**What is required:** Extract every record, exactly as written, and ignore the pictures.

>> start Dataset

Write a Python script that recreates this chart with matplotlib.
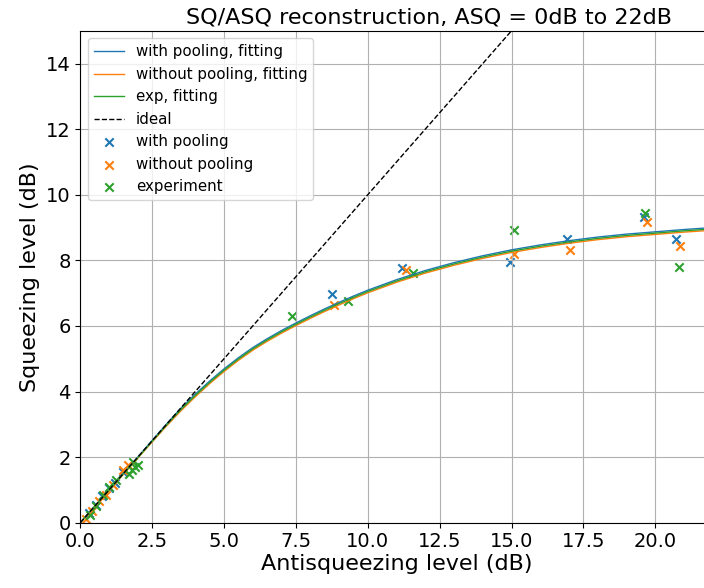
import matplotlib
matplotlib.use("Agg")
import matplotlib.pyplot as plt

# fitted curves
asq_fit = [0, 0.5, 1, 1.5, 2, 2.5, 3, 3.5, 4, 4.5, 5, 5.5, 6, 6.5, 7, 7.5, 8, 8.5, 9, 9.5, 10,
           11, 12, 13, 14, 15, 16, 17, 18, 19, 20, 21, 22]
sq_fit_pool = [0, 0.5, 1.0, 1.5, 2.0, 2.51, 3.01, 3.49, 3.92, 4.32, 4.69, 5.03, 5.34,
               5.61, 5.86, 6.09, 6.31, 6.52, 6.72, 6.91, 7.09,
               7.41, 7.69, 7.93, 8.14, 8.32, 8.47, 8.6, 8.71, 8.8, 8.87, 8.94, 9.0]
sq_fit_nopool = [0, 0.49, 0.98, 1.48, 1.97, 2.46, 2.95, 3.41, 3.84, 4.24, 4.61, 4.95, 5.26,
                 5.53, 5.78, 6.01, 6.23, 6.44, 6.64, 6.83, 7.01,
                 7.33, 7.61, 7.85, 8.06, 8.24, 8.39, 8.52, 8.63, 8.72, 8.79, 8.86, 8.92]
sq_fit_exp = [0, 0.5, 0.99, 1.49, 1.98, 2.48, 2.98, 3.45, 3.88, 4.28, 4.65, 4.99, 5.3,
              5.57, 5.82, 6.05, 6.27, 6.48, 6.68, 6.87, 7.05,
              7.37, 7.65, 7.89, 8.1, 8.28, 8.43, 8.56, 8.67, 8.76, 8.83, 8.9, 8.96]

ideal_x = [0, 22]
ideal_y = [0, 22]

# measured / simulated points
asq_pool = [0.3, 0.55, 0.75, 1.0, 1.2, 1.5, 8.74, 11.18, 14.94, 16.93, 19.62, 20.73]
sq_pool = [0.3, 0.55, 0.8, 1.05, 1.2, 1.55, 6.98, 7.78, 7.95, 8.65, 9.31, 8.65]

asq_nopool = [0.2, 0.4, 0.65, 0.9, 1.15, 1.5, 1.65, 8.81, 11.32, 15.08, 17.05, 19.71, 20.87]
sq_nopool = [0.1, 0.35, 0.65, 0.85, 1.15, 1.6, 1.75, 6.65, 7.72, 8.18, 8.32, 9.16, 8.44]

asq_exp = [0.35, 0.55, 0.8, 1.0, 1.25, 1.7, 1.8, 1.9, 2.0, 1.85,
           7.35, 9.32, 11.57, 15.08, 19.65, 20.83]
sq_exp = [0.25, 0.5, 0.85, 1.1, 1.3, 1.5, 1.6, 1.7, 1.75, 1.85,
          6.29, 6.77, 7.62, 8.92, 9.45, 7.81]

fig = plt.figure(figsize=(7.04, 5.88), dpi=100)
ax = fig.add_axes([0.114, 0.111, 0.8985, 0.8367])

ax.plot(asq_fit, sq_fit_pool, color="C0", lw=1, label="with pooling, fitting")
ax.plot(asq_fit, sq_fit_nopool, color="C1", lw=1, label="without pooling, fitting")
ax.plot(asq_fit, sq_fit_exp, color="C2", lw=1, label="exp, fitting")
ax.plot(ideal_x, ideal_y, "k--", lw=1, label="ideal")

ax.scatter(asq_pool, sq_pool, marker="x", color="C0", label="with pooling")
ax.scatter(asq_nopool, sq_nopool, marker="x", color="C1", label="without pooling")
ax.scatter(asq_exp, sq_exp, marker="x", color="C2", label="experiment")

ax.set_xlim(0, 22)
ax.set_ylim(0, 15)
ax.set_xticks([0, 2.5, 5, 7.5, 10, 12.5, 15, 17.5, 20])
ax.set_yticks([0, 2, 4, 6, 8, 10, 12, 14])
ax.tick_params(labelsize=14)
ax.grid(True)
ax.set_xlabel("Antisqueezing level (dB)", fontsize=16, labelpad=2)
ax.set_ylabel("Squeezing level (dB)", fontsize=16)
ax.set_title("SQ/ASQ reconstruction, ASQ = 0dB to 22dB", fontsize=16, pad=5, x=0.551)
ax.legend(loc="upper left", fontsize=10.8)

fig.savefig("out.png", dpi=100)
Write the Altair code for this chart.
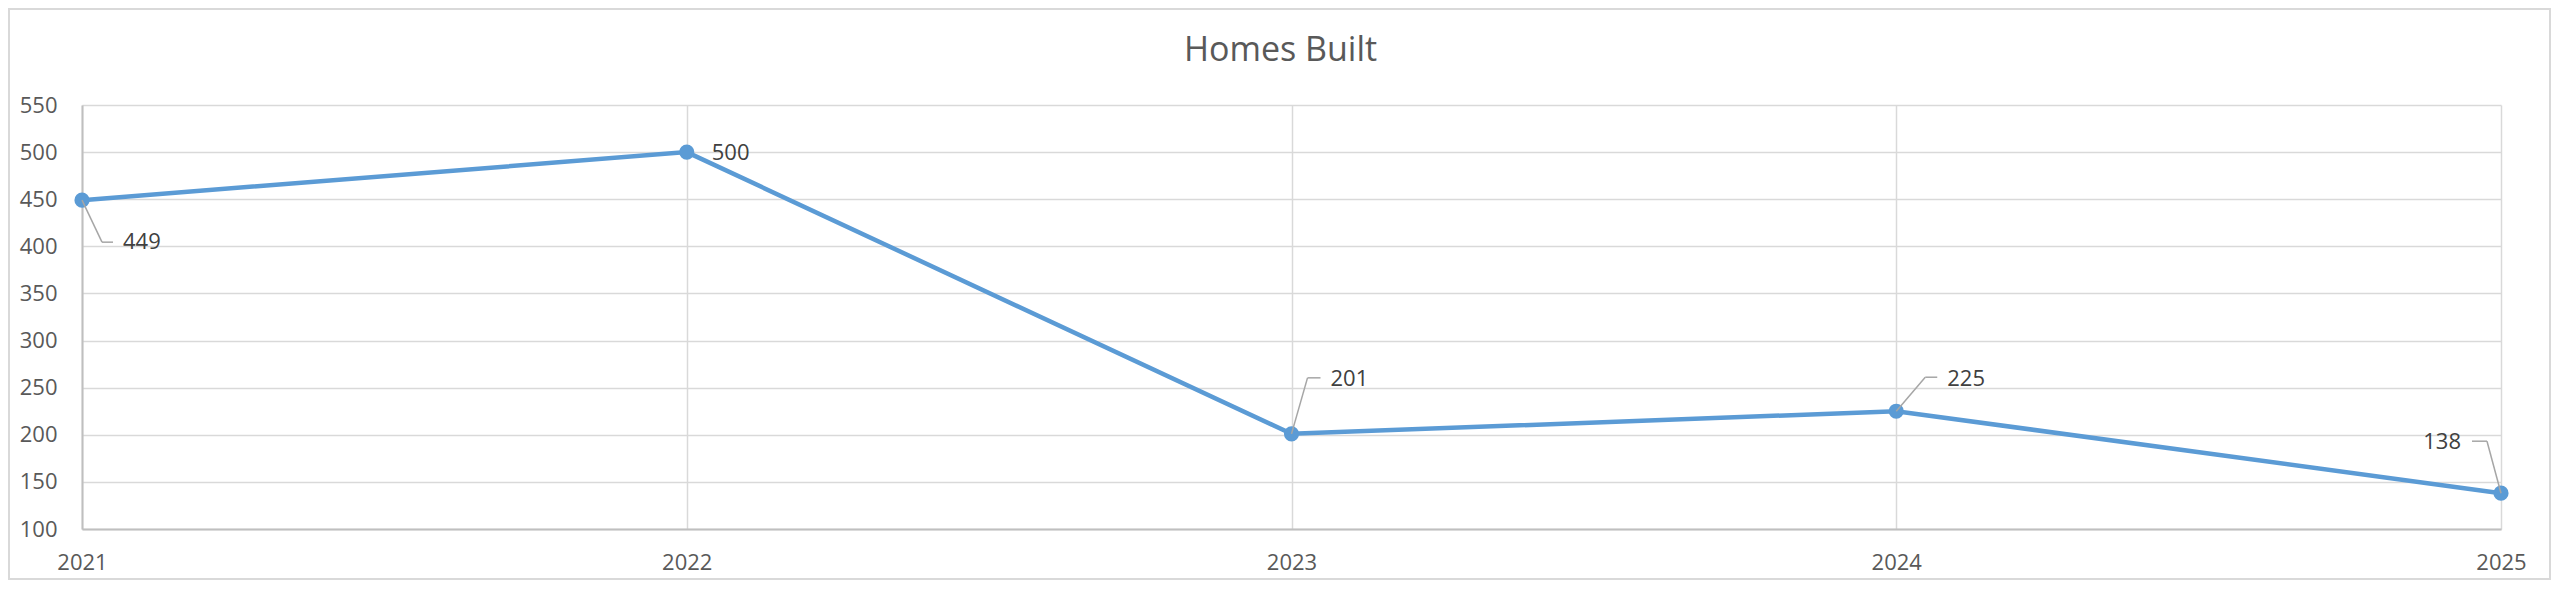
import altair as alt
import pandas as pd

# ---- data ----
years = [2021, 2022, 2023, 2024, 2025]
homes_built = [449, 500, 201, 225, 138]
y_ticks = [100, 150, 200, 250, 300, 350, 400, 450, 500, 550]
title_text = "Homes Built"

df = pd.DataFrame({"year": years, "homes": homes_built})

FONT = "Open Sans"
LINE_BLUE = "#5B9BD5"
GRID = "#d9d9d9"
LEADER = "#a6a6a6"

W, H = 2419, 424
PAD = {"left": 74, "top": 97, "right": 51, "bottom": 52}

x_enc = alt.X("year:Q",
              scale=alt.Scale(domain=[years[0], years[-1]], nice=False, zero=False),
              axis=alt.Axis(values=years, format="d", title=None, grid=True,
                            ticks=False, labelPadding=23, labelBaseline="top",
                            labelFlush=False,
                            domainColor="#bfbfbf", domainWidth=2))
y_enc = alt.Y("homes:Q",
              scale=alt.Scale(domain=[y_ticks[0], y_ticks[-1]], nice=False, zero=False),
              axis=alt.Axis(values=y_ticks, title=None, grid=True, ticks=False,
                            labelPadding=25, labelFlush=False,
                            domainColor="#bfbfbf", domainWidth=2))

base = alt.Chart(df)

line = base.mark_line(color=LINE_BLUE, strokeWidth=4.5).encode(x=x_enc, y=y_enc)
points = base.mark_point(filled=True, color=LINE_BLUE, size=230, opacity=1).encode(
    x="year:Q", y="homes:Q")

# label styling per point: (text dx, text dy, align, leader elbow (dx, dy), leader end dx)
label_style = {
    2021: (41, 42, "left", (20, 42), 31),
    2022: (25, 1, "left", None, None),
    2023: (39, -55, "left", (16, -56), 29),
    2024: (51, -32, "left", (29, -34), 41),
    2025: (-40, -51, "right", (-14, -52), -29),
}

label_layers = []
for yr, (tdx, tdy, align, elbow, hend) in label_style.items():
    sub = base.transform_filter(alt.datum.year == yr)
    if elbow is not None:
        ex, ey = elbow
        r1 = sub.mark_rule(color=LEADER, strokeWidth=1.5, x2Offset=ex, y2Offset=ey).encode(
            x="year:Q", y="homes:Q", x2="year:Q", y2="homes:Q")
        r2 = sub.mark_rule(color=LEADER, strokeWidth=1.5, xOffset=ex, yOffset=ey,
                           x2Offset=hend, y2Offset=ey).encode(
            x="year:Q", y="homes:Q", x2="year:Q", y2="homes:Q")
        label_layers += [r1, r2]
    txt = sub.mark_text(align=align, baseline="middle", dx=tdx, dy=tdy, font=FONT,
                        fontSize=22, color="#404040").encode(
        x="year:Q", y="homes:Q", text="homes:Q")
    label_layers.append(txt)

border = alt.Chart(pd.DataFrame({"k": [0]})).mark_rect(
    filled=False, stroke=GRID, strokeWidth=2).encode(
    x=alt.value(-73), x2=alt.value(W + PAD["right"] - 2),
    y=alt.value(-96), y2=alt.value(H + PAD["bottom"] - 2))

chart = alt.layer(line, points, *label_layers, border).properties(
    width=W, height=H,
    background="white",
    autosize=alt.AutoSizeParams(type="none"),
    padding=PAD,
    title=alt.TitleParams(title_text, font=FONT, fontSize=34, fontWeight="normal",
                          color="#595959", anchor="middle", baseline="alphabetic",
                          offset=0, dy=87, dx=-11),
).configure_view(stroke=None).configure_axis(
    labelFont=FONT, labelFontSize=22, labelColor="#595959",
    gridColor=GRID, gridWidth=1.5,
)

chart.save("out.html", embed_options={"renderer": "svg", "actions": False})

>> end Dataset

**In response:**
Write a Python script that recreates this chart with matplotlib.
import matplotlib
matplotlib.use("Agg")
import matplotlib.pyplot as plt

# fitted curves
asq_fit = [0, 0.5, 1, 1.5, 2, 2.5, 3, 3.5, 4, 4.5, 5, 5.5, 6, 6.5, 7, 7.5, 8, 8.5, 9, 9.5, 10,
           11, 12, 13, 14, 15, 16, 17, 18, 19, 20, 21, 22]
sq_fit_pool = [0, 0.5, 1.0, 1.5, 2.0, 2.51, 3.01, 3.49, 3.92, 4.32, 4.69, 5.03, 5.34,
               5.61, 5.86, 6.09, 6.31, 6.52, 6.72, 6.91, 7.09,
               7.41, 7.69, 7.93, 8.14, 8.32, 8.47, 8.6, 8.71, 8.8, 8.87, 8.94, 9.0]
sq_fit_nopool = [0, 0.49, 0.98, 1.48, 1.97, 2.46, 2.95, 3.41, 3.84, 4.24, 4.61, 4.95, 5.26,
                 5.53, 5.78, 6.01, 6.23, 6.44, 6.64, 6.83, 7.01,
                 7.33, 7.61, 7.85, 8.06, 8.24, 8.39, 8.52, 8.63, 8.72, 8.79, 8.86, 8.92]
sq_fit_exp = [0, 0.5, 0.99, 1.49, 1.98, 2.48, 2.98, 3.45, 3.88, 4.28, 4.65, 4.99, 5.3,
              5.57, 5.82, 6.05, 6.27, 6.48, 6.68, 6.87, 7.05,
              7.37, 7.65, 7.89, 8.1, 8.28, 8.43, 8.56, 8.67, 8.76, 8.83, 8.9, 8.96]

ideal_x = [0, 22]
ideal_y = [0, 22]

# measured / simulated points
asq_pool = [0.3, 0.55, 0.75, 1.0, 1.2, 1.5, 8.74, 11.18, 14.94, 16.93, 19.62, 20.73]
sq_pool = [0.3, 0.55, 0.8, 1.05, 1.2, 1.55, 6.98, 7.78, 7.95, 8.65, 9.31, 8.65]

asq_nopool = [0.2, 0.4, 0.65, 0.9, 1.15, 1.5, 1.65, 8.81, 11.32, 15.08, 17.05, 19.71, 20.87]
sq_nopool = [0.1, 0.35, 0.65, 0.85, 1.15, 1.6, 1.75, 6.65, 7.72, 8.18, 8.32, 9.16, 8.44]

asq_exp = [0.35, 0.55, 0.8, 1.0, 1.25, 1.7, 1.8, 1.9, 2.0, 1.85,
           7.35, 9.32, 11.57, 15.08, 19.65, 20.83]
sq_exp = [0.25, 0.5, 0.85, 1.1, 1.3, 1.5, 1.6, 1.7, 1.75, 1.85,
          6.29, 6.77, 7.62, 8.92, 9.45, 7.81]

fig = plt.figure(figsize=(7.04, 5.88), dpi=100)
ax = fig.add_axes([0.114, 0.111, 0.8985, 0.8367])

ax.plot(asq_fit, sq_fit_pool, color="C0", lw=1, label="with pooling, fitting")
ax.plot(asq_fit, sq_fit_nopool, color="C1", lw=1, label="without pooling, fitting")
ax.plot(asq_fit, sq_fit_exp, color="C2", lw=1, label="exp, fitting")
ax.plot(ideal_x, ideal_y, "k--", lw=1, label="ideal")

ax.scatter(asq_pool, sq_pool, marker="x", color="C0", label="with pooling")
ax.scatter(asq_nopool, sq_nopool, marker="x", color="C1", label="without pooling")
ax.scatter(asq_exp, sq_exp, marker="x", color="C2", label="experiment")

ax.set_xlim(0, 22)
ax.set_ylim(0, 15)
ax.set_xticks([0, 2.5, 5, 7.5, 10, 12.5, 15, 17.5, 20])
ax.set_yticks([0, 2, 4, 6, 8, 10, 12, 14])
ax.tick_params(labelsize=14)
ax.grid(True)
ax.set_xlabel("Antisqueezing level (dB)", fontsize=16, labelpad=2)
ax.set_ylabel("Squeezing level (dB)", fontsize=16)
ax.set_title("SQ/ASQ reconstruction, ASQ = 0dB to 22dB", fontsize=16, pad=5, x=0.551)
ax.legend(loc="upper left", fontsize=10.8)

fig.savefig("out.png", dpi=100)
Write the Altair code for this chart.
import altair as alt
import pandas as pd

# ---- data ----
years = [2021, 2022, 2023, 2024, 2025]
homes_built = [449, 500, 201, 225, 138]
y_ticks = [100, 150, 200, 250, 300, 350, 400, 450, 500, 550]
title_text = "Homes Built"

df = pd.DataFrame({"year": years, "homes": homes_built})

FONT = "Open Sans"
LINE_BLUE = "#5B9BD5"
GRID = "#d9d9d9"
LEADER = "#a6a6a6"

W, H = 2419, 424
PAD = {"left": 74, "top": 97, "right": 51, "bottom": 52}

x_enc = alt.X("year:Q",
              scale=alt.Scale(domain=[years[0], years[-1]], nice=False, zero=False),
              axis=alt.Axis(values=years, format="d", title=None, grid=True,
                            ticks=False, labelPadding=23, labelBaseline="top",
                            labelFlush=False,
                            domainColor="#bfbfbf", domainWidth=2))
y_enc = alt.Y("homes:Q",
              scale=alt.Scale(domain=[y_ticks[0], y_ticks[-1]], nice=False, zero=False),
              axis=alt.Axis(values=y_ticks, title=None, grid=True, ticks=False,
                            labelPadding=25, labelFlush=False,
                            domainColor="#bfbfbf", domainWidth=2))

base = alt.Chart(df)

line = base.mark_line(color=LINE_BLUE, strokeWidth=4.5).encode(x=x_enc, y=y_enc)
points = base.mark_point(filled=True, color=LINE_BLUE, size=230, opacity=1).encode(
    x="year:Q", y="homes:Q")

# label styling per point: (text dx, text dy, align, leader elbow (dx, dy), leader end dx)
label_style = {
    2021: (41, 42, "left", (20, 42), 31),
    2022: (25, 1, "left", None, None),
    2023: (39, -55, "left", (16, -56), 29),
    2024: (51, -32, "left", (29, -34), 41),
    2025: (-40, -51, "right", (-14, -52), -29),
}

label_layers = []
for yr, (tdx, tdy, align, elbow, hend) in label_style.items():
    sub = base.transform_filter(alt.datum.year == yr)
    if elbow is not None:
        ex, ey = elbow
        r1 = sub.mark_rule(color=LEADER, strokeWidth=1.5, x2Offset=ex, y2Offset=ey).encode(
            x="year:Q", y="homes:Q", x2="year:Q", y2="homes:Q")
        r2 = sub.mark_rule(color=LEADER, strokeWidth=1.5, xOffset=ex, yOffset=ey,
                           x2Offset=hend, y2Offset=ey).encode(
            x="year:Q", y="homes:Q", x2="year:Q", y2="homes:Q")
        label_layers += [r1, r2]
    txt = sub.mark_text(align=align, baseline="middle", dx=tdx, dy=tdy, font=FONT,
                        fontSize=22, color="#404040").encode(
        x="year:Q", y="homes:Q", text="homes:Q")
    label_layers.append(txt)

border = alt.Chart(pd.DataFrame({"k": [0]})).mark_rect(
    filled=False, stroke=GRID, strokeWidth=2).encode(
    x=alt.value(-73), x2=alt.value(W + PAD["right"] - 2),
    y=alt.value(-96), y2=alt.value(H + PAD["bottom"] - 2))

chart = alt.layer(line, points, *label_layers, border).properties(
    width=W, height=H,
    background="white",
    autosize=alt.AutoSizeParams(type="none"),
    padding=PAD,
    title=alt.TitleParams(title_text, font=FONT, fontSize=34, fontWeight="normal",
                          color="#595959", anchor="middle", baseline="alphabetic",
                          offset=0, dy=87, dx=-11),
).configure_view(stroke=None).configure_axis(
    labelFont=FONT, labelFontSize=22, labelColor="#595959",
    gridColor=GRID, gridWidth=1.5,
)

chart.save("out.html", embed_options={"renderer": "svg", "actions": False})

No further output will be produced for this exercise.